Sunday, August 25, 2013

Buying Myself Flowers

I have spent some time this morning reflecting on how much influence we allow others to have on who we are as a person: on our happiness, our self-esteem, our confidence in any given circumstance, on our overall well-being and path in life. It makes perfectly good sense why we do it: we are trained to be motivated (positively and negatively) by external things. As children we are disciplined, praised, encouraged, made to feel certain ways in certain moments, and made to not feel certain ways other times- all by someone or something else. I'm certain that it all comes from good intentions as our parents and authority figures have the job of training us to become “productive members” in society.
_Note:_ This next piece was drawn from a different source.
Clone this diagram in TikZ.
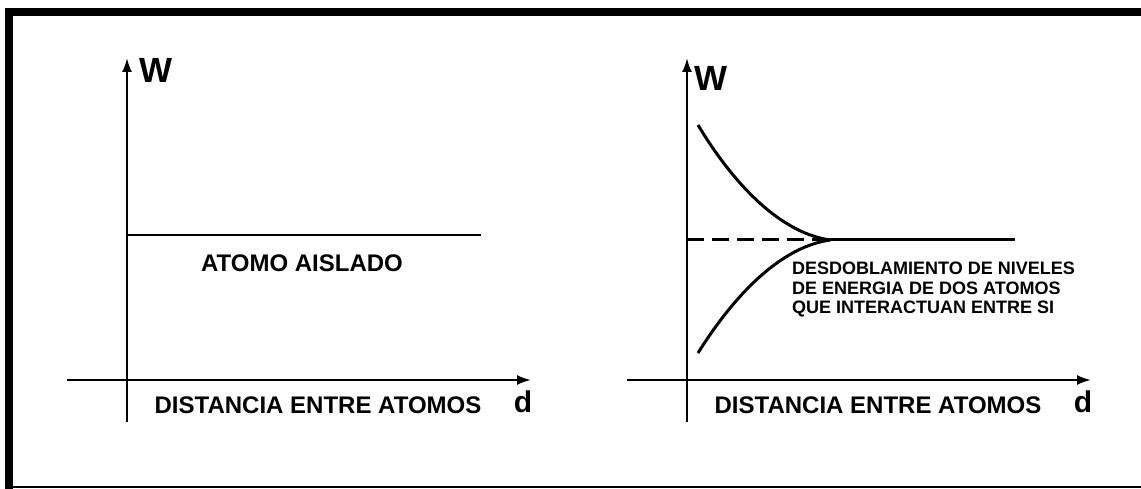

Unfortunately many people do not realize that with time comes change; it’s evitable- change in ourselves, change in society, change in the progression of behavior- and our programs can be rewritten to best fit who we are at any given time and in any given environment. (It’s part of Neuro-Linguistic Programming. Not familiar with NLP? Google it! It’s fascinating, and I have found that there is much truth in the theory). More importantly what many do not understand is that internal motivation/self-confidence should ultimately triumph over every obstacle/harmful person that one might face along life’s way.
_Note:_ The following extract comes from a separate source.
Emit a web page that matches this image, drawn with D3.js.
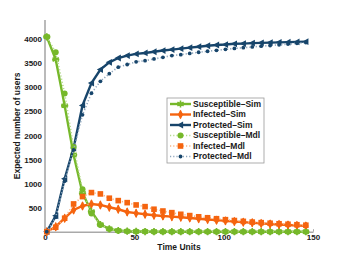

With that being said, I will be the first to admit how hard that is to remember sometimes. I pride myself in having an overall high and healthy amount of confidence. I love who I am, where I’ve been, and the future of happiness that lies ahead of me. Yet, there are times when I allow someone or something to negatively affect that. It may be a comment, an action, or merely a tone of voice sent in my direction. Whatever it is that may take place, for a moment (and sometimes for quite a few moments), I allow that smidge of whatever- disrespect, negativity, disappointment, cruelty- make a ding in my self-esteem. Over time those little dings add up to a larger dent, and if I [subconsciously] allow them to, they eventually cause a wall to be built up, a little coldness to seep into my heart, and/or maybe a semi-permanent decrease in how I value who I am as a person.  
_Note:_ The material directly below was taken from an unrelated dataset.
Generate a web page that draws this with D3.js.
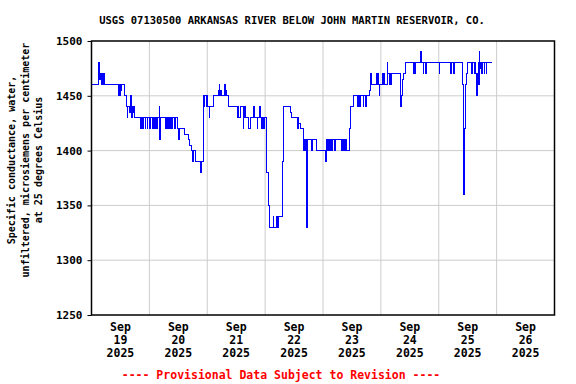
<!DOCTYPE html>
<html>
<head>
<meta charset="utf-8">
<script src="https://cdn.jsdelivr.net/npm/d3@7"></script>
<style>
  html, body { margin: 0; padding: 0; background: #fff; }
  svg text { font-family: "DejaVu Sans Mono", "Liberation Mono", monospace; font-weight: bold; }
</style>
</head>
<body>
<svg id="chart" width="576" height="384" viewBox="0 0 576 384"></svg>
<script>
const titleText = "USGS 07130500 ARKANSAS RIVER BELOW JOHN MARTIN RESERVOIR, CO.";
const yLabelLines = [
  "Specific conductance, water,",
  "unfiltered, microsiemens per centimeter",
  "at 25 degrees Celsius",
];
const footerText = "---- Provisional Data Subject to Revision ----";

const yTicks = [1250, 1300, 1350, 1400, 1450, 1500];
const dayLabels = ["19", "20", "21", "22", "23", "24", "25", "26"];

// step change points, hours after 2025-09-19 00:00 (MST) and value
const hours = [
  0.0, 3.1, 3.3, 3.5, 3.8, 4.1, 4.4, 4.6, 5.0, 5.2,
  11.0, 11.3, 11.6, 11.9, 12.3, 12.5, 13.6, 14.5, 14.9, 15.1,
  15.75, 16.1, 16.4, 16.7, 16.9, 17.2, 17.5, 18.0,
  20.4, 20.7, 21.2, 21.5, 22.2, 22.5, 23.1, 23.4, 24.25, 24.5,
  25.4, 25.7, 26.3, 26.6, 27.0, 27.3, 28.0, 28.25, 28.5,
  30.5, 30.75, 31.1, 31.4, 31.8, 32.1, 32.5, 32.8, 33.2, 33.5,
  34.6, 34.9, 35.6, 36.0, 36.4, 38.75, 40.1, 40.8, 41.5, 41.75,
  42.3, 43.3, 45.0, 45.4, 45.6, 46.3, 46.6, 46.8, 47.0, 47.5,
  47.9, 48.3, 48.8, 49.0, 50.5, 52.8, 53.0, 53.2, 53.5, 53.9,
  55.3, 55.5, 55.75, 56.0, 56.7,
  60.4, 60.7, 61.1, 61.8, 62.9, 63.2, 63.6, 64.0, 65.3, 66.1,
  67.1, 67.4, 68.7, 69.0, 69.8, 70.1, 70.5, 71.1, 71.4, 71.8,
  72.6, 73.2, 73.7, 75.4, 75.6, 76.9, 77.1, 77.3, 77.5, 77.7,
  79.4, 79.8, 82.7, 83.0, 85.5, 85.75, 86.0, 86.8, 87.8,
  88.1, 88.4, 88.6, 88.9, 89.0, 89.25, 89.5, 91.3, 91.5, 93.1,
  97.2, 97.5, 98.0, 98.25, 98.6, 98.85, 99.2, 99.4, 99.5, 99.7,
  99.8, 100.0, 100.9, 101.15, 103.7, 103.95, 104.4, 104.65, 105.1, 105.35,
  105.8, 106.9, 107.2, 108.8,
  110.2, 110.45, 110.7, 110.95, 111.3, 111.55, 112.7, 112.95, 113.8, 114.05,
  115.1, 115.7, 115.9, 116.3, 118.2, 118.5, 118.9, 119.2, 119.3, 119.6,
  120.7, 120.9, 121.25, 121.7, 122.6, 122.8, 123.7, 124.0, 124.3, 124.5,
  128.3, 128.6, 128.8, 129.2, 130.2,
  133.7, 133.95, 134.1, 134.35, 136.6, 136.85, 137.5, 137.8, 138.6, 139.1,
  144.2, 144.45, 148.8, 149.2, 150.25, 150.7, 153.7, 154.0, 154.4, 154.7,
  155.0, 155.3, 155.6, 156.1, 157.6, 158.2, 158.7, 159.0, 159.4, 159.8,
  160.0, 160.4, 160.6, 160.9, 161.1, 161.4, 161.6, 162.1, 162.8, 163.1,
  163.6, 163.9, 165.9,
];
const values = [
  1460, 1480, 1470, 1465, 1470, 1460, 1470, 1460, 1470, 1460,
  1450, 1460, 1450, 1460, 1455, 1460, 1450, 1440, 1430, 1440,
  1435, 1450, 1440, 1430, 1440, 1435, 1440, 1430,
  1420, 1430, 1420, 1430, 1420, 1430, 1420, 1430, 1420, 1430,
  1420, 1430, 1420, 1430, 1420, 1430, 1440, 1410, 1430,
  1420, 1430, 1420, 1430, 1420, 1430, 1420, 1430, 1420, 1430,
  1420, 1430, 1420, 1410, 1420, 1415, 1410, 1405, 1400, 1390,
  1400, 1390, 1385, 1380, 1390, 1440, 1450, 1440, 1450, 1440,
  1450, 1440, 1430, 1440, 1450, 1455, 1460, 1450, 1455, 1450,
  1460, 1450, 1455, 1450, 1440,
  1430, 1440, 1430, 1440, 1420, 1430, 1440, 1430, 1420, 1430,
  1440, 1430, 1420, 1430, 1440, 1430, 1420, 1430, 1420, 1430,
  1380, 1350, 1330, 1340, 1330, 1340, 1330, 1340, 1330, 1340,
  1390, 1440, 1435, 1430, 1420, 1430, 1425, 1420, 1410,
  1400, 1410, 1400, 1410, 1370, 1330, 1410, 1400, 1410, 1400,
  1390, 1410, 1400, 1410, 1400, 1410, 1400, 1410, 1400, 1410,
  1400, 1410, 1400, 1410, 1400, 1410, 1400, 1410, 1400, 1410,
  1400, 1420, 1440, 1450,
  1440, 1450, 1440, 1450, 1440, 1450, 1440, 1450, 1440, 1450,
  1455, 1460, 1470, 1460, 1470, 1460, 1470, 1460, 1450, 1460,
  1470, 1460, 1470, 1460, 1480, 1470, 1460, 1470, 1460, 1470,
  1440, 1450, 1465, 1470, 1480,
  1470, 1480, 1470, 1480, 1490, 1480, 1470, 1480, 1470, 1480,
  1470, 1480, 1470, 1480, 1470, 1480, 1470, 1460, 1360, 1420,
  1450, 1460, 1470, 1480, 1470, 1480, 1470, 1480, 1470, 1450,
  1470, 1480, 1460, 1490, 1475, 1480, 1470, 1480, 1470, 1480,
  1470, 1480, 1480,
];

const svg = d3.select("#chart");

const margin = { top: 41, right: 21.5, bottom: 69, left: 91.5 };
const width = 576 - margin.left - margin.right;
const height = 384 - margin.top - margin.bottom;

const start = new Date(2025, 8, 19);
const end = new Date(2025, 8, 27);
const hourMs = 3600 * 1000;

const data = hours.map((h, i) => ({ date: new Date(+start + h * hourMs), value: values[i] }));

const x = d3.scaleTime().domain([start, end]).range([0, width]);
const y = d3.scaleLinear().domain([1250, 1500]).range([height, 0]);

const g = svg.append("g").attr("transform", `translate(${margin.left},${margin.top})`);

// grid lines: midnight verticals and value horizontals
const midnights = d3.timeDay.range(start, d3.timeDay.offset(end, 1));
g.append("g")
  .selectAll("line")
  .data(midnights.slice(1, -1))
  .enter()
  .append("line")
  .attr("x1", (d) => x(d))
  .attr("x2", (d) => x(d))
  .attr("y1", 0)
  .attr("y2", height)
  .attr("stroke", "#cccccc")
  .attr("stroke-width", 1);

g.append("g")
  .selectAll("line")
  .data(yTicks.slice(1, -1))
  .enter()
  .append("line")
  .attr("x1", 0)
  .attr("x2", width)
  .attr("y1", (d) => y(d))
  .attr("y2", (d) => y(d))
  .attr("stroke", "#cccccc")
  .attr("stroke-width", 1);

// data line
const line = d3
  .line()
  .x((d) => x(d.date))
  .y((d) => y(d.value))
  .curve(d3.curveStepAfter);

g.append("path")
  .datum(data)
  .attr("fill", "none")
  .attr("stroke", "#0000ff")
  .attr("stroke-width", 1)
  .attr("shape-rendering", "crispEdges")
  .attr("d", line);

// plot frame
g.append("rect")
  .attr("x", 0)
  .attr("y", 0)
  .attr("width", width)
  .attr("height", height)
  .attr("fill", "none")
  .attr("stroke", "#000")
  .attr("stroke-width", 1.5);

// y axis
const yAxis = d3
  .axisLeft(y)
  .tickValues(yTicks)
  .tickFormat(d3.format("d"))
  .tickSize(4)
  .tickPadding(5);
const yAxisG = g.append("g").call(yAxis);
yAxisG.select(".domain").remove();
yAxisG.selectAll("line").attr("stroke", "#000");
yAxisG
  .selectAll("text")
  .attr("fill", "#000")
  .style("font-size", "11px")
  .style("font-family", "'DejaVu Sans Mono', monospace")
  .style("font-weight", "bold");

// x labels at noon of each day
const noons = dayLabels.map((d, i) => new Date(+d3.timeDay.offset(start, i) + 12 * hourMs));
const xLab = g
  .append("g")
  .selectAll("text")
  .data(noons)
  .enter()
  .append("text")
  .attr("x", (d) => x(d))
  .attr("y", height + 16)
  .attr("text-anchor", "middle")
  .attr("fill", "#000")
  .style("font-size", "11.5px");

xLab.append("tspan").attr("x", (d) => x(d)).text("Sep");
xLab.append("tspan").attr("x", (d) => x(d)).attr("dy", 13).text((d, i) => dayLabels[i]);
xLab.append("tspan").attr("x", (d) => x(d)).attr("dy", 13).text("2025");

// title
svg
  .append("text")
  .attr("x", 292)
  .attr("y", 24)
  .attr("text-anchor", "middle")
  .attr("fill", "#000")
  .style("font-size", "10.5px")
  .text(titleText);

// y label, three rotated lines
svg
  .append("g")
  .selectAll("text")
  .data(yLabelLines)
  .enter()
  .append("text")
  .attr("transform", (d, i) => `translate(${15 + i * 13.5},160) rotate(-90)`)
  .attr("text-anchor", "middle")
  .attr("fill", "#000")
  .style("font-size", "10px")
  .text((d) => d);

// provisional note
svg
  .append("text")
  .attr("x", 281)
  .attr("y", 379)
  .attr("text-anchor", "middle")
  .attr("fill", "#ff0000")
  .style("font-size", "11.5px")
  .text(footerText);
</script>
</body>
</html>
Yep, all because of something or someone else.
When I really narrow it down to the raw facts, it is sad. It’s sad that we give others so much credit and ownership of something in which we should be in control. One’s self-worth. The word “self” is defined as the evaluation by oneself of one's worth as an individual in distinction from one's interpersonal or social roles (http://www.merriam-webster.com/ dictionary/self-definition). Keyword: One. That’s it, just one. Nรบmero uno. So in all reality, it should only take the one person to change, affect, value, etc. the value of oneself. However, that is not generally the case.
Here’s where the change comes in. As individuals we must be the ones who change that mindset in ourselves and then change that mindset in the generations to come. I must be the one to change how I allow others to affect me. You must be the one to change how you allow others to affect you. Easy? Yes and no. The hard part will be just remembering and getting that to become the automatic response once we have reprogrammed our individual patterns in our brains. The easy (and fun!) part will be creating happiness for ourselves, and it all starts with feeling good about one’s self. It’s hard for me to believe that anyone on this planet would purposely choose to feel unhappy with who he or she is as a person. So, that really should be the easy part- choosing to be happy with who we are as an individual and holding that view higher than anyone else’s view of who we are.
First step for me today: I went and bought myself flowers. Flowers make me feel good. They are a symbol of love and appreciation, so it only made sense that I would give them to myself.

What will be your first step today in loving and appreciating who you are?